Question

Calculate the spin only magnetic moment for k4[Mn(NCS)6]

Answer 1

Answer:

2.2 is the spin only magnetic moment for K4[Mn(NCS)6]

Answer 2

To find:

The spin only magnetic moment for k4[Mn(NCS)6]

Calculation:

General formula for spin only- magnetic moment in transition metals is:

$\boxed{ \sf{ \mu = \sqrt{n(n + 2)} \: BM}}$

NCS- is a strong field lig-and and will try to pair up the valence orbital electrons in the transition metal (Mn in this case)
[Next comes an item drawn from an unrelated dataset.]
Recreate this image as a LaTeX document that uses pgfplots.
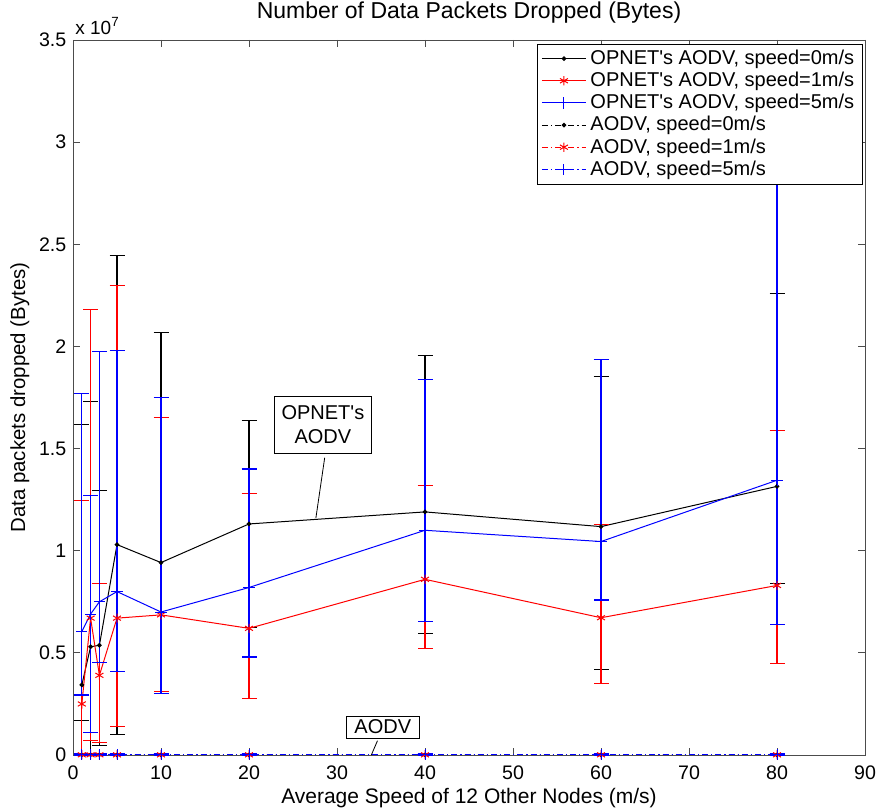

So, 3d orbital of Manganese in +2 state in presence of NCS:

$\bf{ {Mn}^{ + 2} \implies \boxed{ \uparrow \downarrow | \uparrow \downarrow | \uparrow | - | - }}$

So, number of unpaired electrons = 1.

$\therefore \: \sf{ \mu = \sqrt{n(n + 2)} \: BM}$

$= > \: \sf{ \mu = \sqrt{1(1+ 2)} \: BM}$

$= > \: \sf{ \mu = \sqrt{3} \: BM}$

$= > \: \sf{ \mu = 1.73 \: BM}$

So, final answer is:

$\boxed{\: \bf{ \mu = 1.73 \: BM}}$